Dans certaines écoles, les maigres deux heures de sport sont parfois consacrées à de la danse. Beaucoup de garçons n’aiment tout simplement pas cela. Bien sûr, il y en a qui aiment danser en groupe, tout comme certaines filles se révèlent particulièrement compétitives. Cela existe réellement. D’ailleurs on peut très bien combiner dimension sociale et esprit de compétition.

«Chez les hommes, le buteur se précipite d’abord en solo vers le public pour battre sa poitrine tel un gorille.»

Le club de football RWDM Girls en est un exemple éclatant. Ces joueuses sont farouchement compétitives, et redoutées comme adversaires. Mais leur manière de célébrer un but, par exemple, contraste fortement avec celle des hommes. Ces onze femmes courent les unes vers les autres après avoir marqué, pour partager la joie ensemble. Chez les hommes, le buteur se précipite d’abord en solo vers le public pour battre sa poitrine tel un gorille. (rires)

Ce que cela montre, c’est qu’il existe, en général, une différence réelle dans la manière de vivre le sport. Peu importe que cette différence soit innée ou acquise. Ce qui compte, c’est que les écoles pourraient en tenir compte davantage. Lorsqu’un établissement insiste trop sur l’aspect ludique et émotionnel, nombre de garçons décrochent. Ils cherchent alors à s’exprimer ailleurs, dans une salle de sport, un club de boxe, ou toute autre activité physique où ils peuvent réellement se dépenser.

Vous plaidez pour davantage d’heures d’éducation physique à l’école. Les professeurs de gym seront sans doute de votre avis. Tout comme les enseignants de mathématiques ou d’éducation artistique estiment que leur discipline est négligée.

C’est vrai. Je trouve d’ailleurs que l’histoire mériterait une plus grande attention. (rires) Mais quand il s’agit de sport, on peut démontrer objectivement que nous –disons l’Europe continentale– sommes à la traîne. Surtout si l’on se compare au monde anglo-saxon. Et cela ne vaut pas seulement pour le sport à l’école primaire ou secondaire.

Les universités américaines et britanniques disposent d’une culture sportive dynamique, quasi absente chez nous. Il suffit de penser à la célèbre course d’aviron entre Oxford et Cambridge. Ce statut élevé du sport dans l’enseignement anglo-saxon se reflète d’ailleurs dans la littérature.

«Les universités américaines et britanniques disposent d’une culture sportive dynamique, quasi absente chez nous. Il suffit de penser à la célèbre course d’aviron entre Oxford et Cambridge.»

Un exemple récent en est la série des Harry Potter: un élève somme toute moyen, mais un excellent joueur de quidditch (NDLR: un sport fictif devenu entre-temps bien réel). En réalité, J.K. Rowling réinvente ici le roman de pensionnat, un genre déjà florissant au XIXᵉ siècle. Et dans ce type de récits, le sport joue en général un rôle central.

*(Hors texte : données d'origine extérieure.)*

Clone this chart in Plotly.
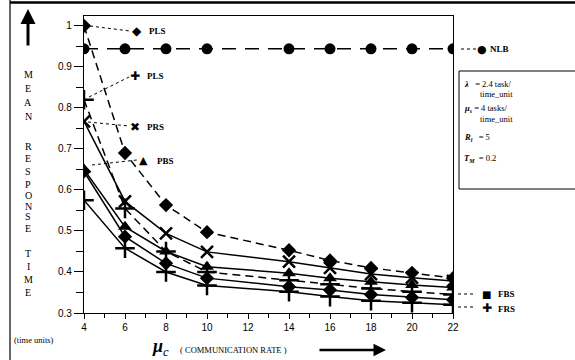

Un exemple célèbre, encore lu aujourd’hui, est Tom Brown’s School Days (Tom Brown, scènes de la vie de collège en Angleterre), de Thomas Hughes. Ce genre de littérature s’inscrivait pleinement dans la muscular Christianity, un courant né au XIXᵉ siècle en Angleterre, qui exaltait l’idéal d’un esprit sain dans un corps sain.

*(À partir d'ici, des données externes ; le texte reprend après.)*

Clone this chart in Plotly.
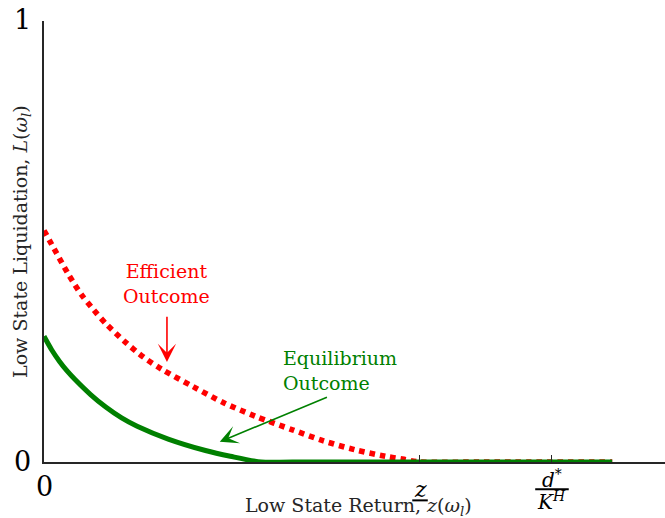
import plotly.graph_objects as go

# ---- data ----
eff_x = [0.0, 0.02, 0.04, 0.06, 0.08, 0.10, 0.13, 0.16, 0.19, 0.24, 0.29, 0.34, 0.40, 0.45, 0.50, 0.55, 0.58, 0.605, 0.70, 0.915]
eff_y = [0.525, 0.474, 0.424, 0.380, 0.345, 0.313, 0.273, 0.238, 0.210, 0.171, 0.134, 0.104, 0.073, 0.048, 0.028, 0.013, 0.006, 0.0, 0.0, 0.0]

eq_x = [0.0, 0.0125, 0.025, 0.0375, 0.05, 0.075, 0.10, 0.125, 0.15, 0.20, 0.26, 0.30, 0.35, 0.40, 0.915]
eq_y = [0.285, 0.254, 0.228, 0.206, 0.187, 0.153, 0.124, 0.100, 0.081, 0.052, 0.026, 0.013, 0.0, 0.0, 0.0]

x_range = [0.0, 1.0]
y_range = [0.0, 1.0]

z_low = 0.605          # underline-z tick
d_over_k = 0.818       # d*/K^H tick
x_tick_vals = [z_low, d_over_k]
y_tick_vals = [0.0, 1.0]
y_tick_labels = ["0", "1"]
x_zero_label = "0"

eff_label = "Efficient<br>Outcome"
eq_label = "Equilibrium<br>Outcome"
x_title = "Low State Return, <i>z</i>(<i>ω<sub>l</sub></i>)"
y_title = "Low State Liquidation, <i>L</i>(<i>ω<sub>l</sub></i>)"

FONT = "DejaVu Serif"
RED = "#ff0000"
GREEN = "#008000"
AXC = "#262626"

fig = go.Figure()
fig.add_trace(go.Scatter(x=eff_x, y=eff_y, mode="lines",
                         line=dict(color=RED, width=5.6, dash="5.5px,5px", shape="spline", smoothing=0.8),
                         hoverinfo="skip", showlegend=False))
fig.add_trace(go.Scatter(x=eq_x, y=eq_y, mode="lines",
                         line=dict(color=GREEN, width=5, shape="spline", smoothing=0.8),
                         hoverinfo="skip", showlegend=False))

def px(v):
    return (v - x_range[0]) / (x_range[1] - x_range[0])

ann = []
# y tick labels
for v, t in zip(y_tick_vals, y_tick_labels):
    ann.append(dict(x=0, y=v, xref="x", yref="y", text=t, showarrow=False,
                    xanchor="right", yanchor="middle", xshift=-11, yshift=1 if v == 0 else 2,
                    font=dict(family=FONT, size=27, color="black")))
# x zero label
ann.append(dict(x=0, y=0, xref="x", yref="paper", text=x_zero_label, showarrow=False,
                xanchor="center", yanchor="middle", yshift=-24,
                font=dict(family=FONT, size=27, color="black")))
# z underline label
ann.append(dict(x=z_low, y=0, xref="x", yref="paper", text="<i>z</i>", showarrow=False,
                xanchor="center", yanchor="middle", yshift=-27, xshift=1,
                font=dict(family=FONT, size=22, color="black")))
# d*/K^H
ann.append(dict(x=d_over_k, y=0, xref="x", yref="paper", text="<i>d</i><sup>*</sup>", showarrow=False,
                xanchor="center", yanchor="middle", yshift=-17, xshift=0,
                font=dict(family=FONT, size=20, color="black")))
ann.append(dict(x=d_over_k, y=0, xref="x", yref="paper", text="<i>K</i><sup><i>H</i></sup>", showarrow=False,
                xanchor="center", yanchor="middle", yshift=-39, xshift=0,
                font=dict(family=FONT, size=20, color="black")))
# axis titles
ann.append(dict(x=0.507, y=0, xref="paper", yref="paper", text=x_title, showarrow=False,
                xanchor="center", yanchor="middle", yshift=-44,
                font=dict(family=FONT, size=19, color="#262626")))
ann.append(dict(x=0, y=0.499, xref="paper", yref="paper", text=y_title, showarrow=False,
                xanchor="center", yanchor="middle", xshift=-22, textangle=-90,
                font=dict(family=FONT, size=19, color="#262626")))
# curve labels
ann.append(dict(x=0.198, y=0.405, xref="x", yref="y", text=eff_label, showarrow=False,
                xanchor="center", yanchor="middle", align="center",
                font=dict(family=FONT, size=19, color=RED)))
ann.append(dict(x=0.382, y=0.208, xref="x", yref="y", text=eq_label, showarrow=False,
                xanchor="left", yanchor="middle", align="left",
                font=dict(family=FONT, size=19, color=GREEN)))
# arrows
ann.append(dict(x=0.198, y=0.227, ax=0.198, ay=0.333, xref="x", yref="y", axref="x", ayref="y",
                text="", showarrow=True, arrowhead=3, arrowsize=1.9, arrowwidth=1.6, arrowcolor=RED, standoff=0))
ann.append(dict(x=0.283, y=0.046, ax=0.458, ay=0.148, xref="x", yref="y", axref="x", ayref="y",
                text="", showarrow=True, arrowhead=3, arrowsize=1.9, arrowwidth=1.6, arrowcolor=GREEN, standoff=0))

shapes = [
    # underline of z
    dict(type="line", xref="paper", yref="paper", x0=px(z_low) - 0.012, x1=px(z_low) + 0.013,
         y0=-0.087, y1=-0.087, line=dict(color="black", width=2)),
    # fraction bar
    dict(type="line", xref="paper", yref="paper", x0=px(d_over_k) - 0.027, x1=px(d_over_k) + 0.027,
         y0=-0.062, y1=-0.062, line=dict(color="black", width=2)),
]

fig.update_layout(
    width=665, height=518,
    margin=dict(l=44, r=0, t=21, b=56),
    paper_bgcolor="white", plot_bgcolor="white",
    annotations=ann, shapes=shapes,
    xaxis=dict(range=x_range, showgrid=False, zeroline=False, showline=True, linecolor=AXC, linewidth=1.5,
               ticks="inside", ticklen=7, tickwidth=1, tickcolor=AXC, tickvals=x_tick_vals,
               showticklabels=False, fixedrange=True),
    yaxis=dict(range=y_range, showgrid=False, zeroline=False, showline=True, linecolor=AXC, linewidth=1.5,
               ticks="inside", ticklen=7, tickwidth=1.5, tickcolor=AXC, tickvals=y_tick_vals,
               showticklabels=False, fixedrange=True),
)
fig.write_html("out.html", config={"displayModeBar": False},
               post_script="document.body.style.margin='0';document.body.style.padding='0';document.body.style.overflow='hidden';")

Ces idées ont perduré un siècle plus tard, par exemple chez le pape Jean-Paul II, excellent gardien de but et skieur passionné. Dans notre élite intellectuelle, cet idéal de mens sana in corpore sano est nettement moins présent. L’élite occidentale semble plutôt regarder le sport avec condescendance.

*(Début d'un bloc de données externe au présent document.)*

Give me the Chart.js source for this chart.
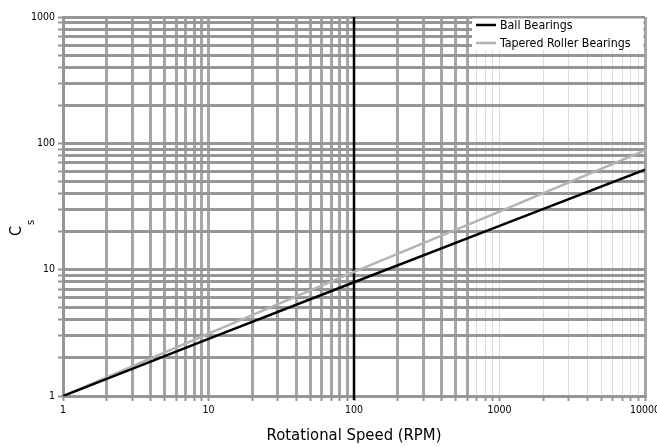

«Dans notre élite intellectuelle, cet idéal de mens sana in corpore sano est nettement moins présent. L’élite occidentale semble plutôt regarder le sport avec condescendance.»

Est-ce vraiment le cas?

Bien sûr, il existe des exceptions. Albert Camus, grand amateur de football, prétendait même avoir appris la morale sur le terrain. Mais il relève plutôt de l’exception qui confirme la règle. Ou, pour être plus juste, disons que le monde intellectuel semble ici scindé en deux camps. D’un côté, ceux qui aiment profondément le sport, parfois en secret. De l’autre, ceux qui le méprisent. Ou s’agit-il plutôt d’un manque de compréhension?

Un collègue avait un jour proposé que Vincent Kompany prononce un discours lors de la cérémonie de proclamation de nos diplômés, mais sa proposition a été rejetée. Je continue à penser que c’était une idée brillante, même si je doute que l’actuel entraîneur du Bayern Munich se retrouve prochainement face à nos diplômés et à leurs parents émus.

Une autre anecdote, révélatrice: un jour, je suis allée avec mon fils dans une grande librairie bruxelloise parce qu’il voulait lire des biographies de footballeurs. Rien à faire. Il n’y avait presque rien sur le sport. Cela reflète à tout le moins un manque d’intérêt.

Beaucoup d’intellectuels que je connais n’éprouvent aucune gêne à reconnaître leur ignorance en la matière. Bien au contraire. Il leur arrive même d’en faire étalage. Des intellectuels qui se targuent même de leur ignorance: n’est-ce pas là une étrange forme de paradoxe?